Being a minority is something she had become accustomed to, as she often was one of a handful of Hispanic students in advanced courses in high school. But she decided to join WOCHA to be surrounded by people who do look like her and have the same goals for success, Camacho said.
“It reminded me I’m not alone, … there are other women like me,” she added. “To surround yourself with those people helps you continue on (your) path.”
Alexis Montoya said the WOCHA program helped her accomplish her goal of a college degree. She graduated last spring and is working at RIT as a social media community manager for its “Behind the Bricks” office. The Bronx native is the first woman in her family to graduate from college, added Montoya.
“WOCHA allowed me to be around women whose experiences I could relate to and learn from,” she said. “My (WOCHA group) had some amazing women who taught me so much and supported me throughout my time at RIT. It was having this support and inspiration that helped me succeed. … (Before WOCHA) I had little insight into how to best navigate this very complex college life. It was crucial for me to connect with other women of color at this predominantly white male institute.
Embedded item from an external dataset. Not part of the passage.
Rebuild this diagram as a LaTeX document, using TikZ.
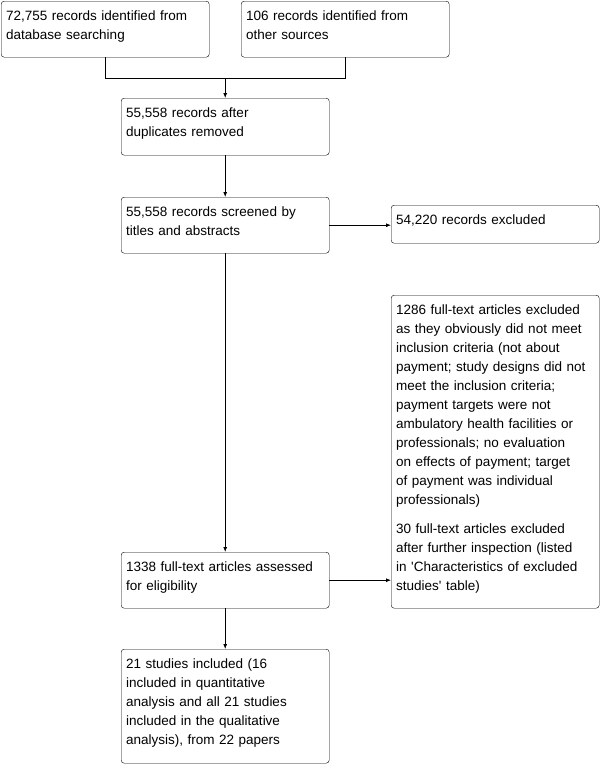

Because for a while, it felt like I didn’t belong in this setting. To have WOCHA hand me the tools to succeed and encourage me along the way did so much for my success and growth as a Latina professional.”
Thomas Chew, director of Brockport’s Academic Success Center, said offering an array of support for students is invaluable to their success as well as the college’s. His office provides academic, mentoring and counseling services, and he noted that sometimes the work is as simple as providing guidance on study skills.
“So many people feel an outsiderness or underprepared, and that’s not true,” he said. “There is support everywhere. We can provide you with what you need. … Sometimes, it’s just someone sitting with you.”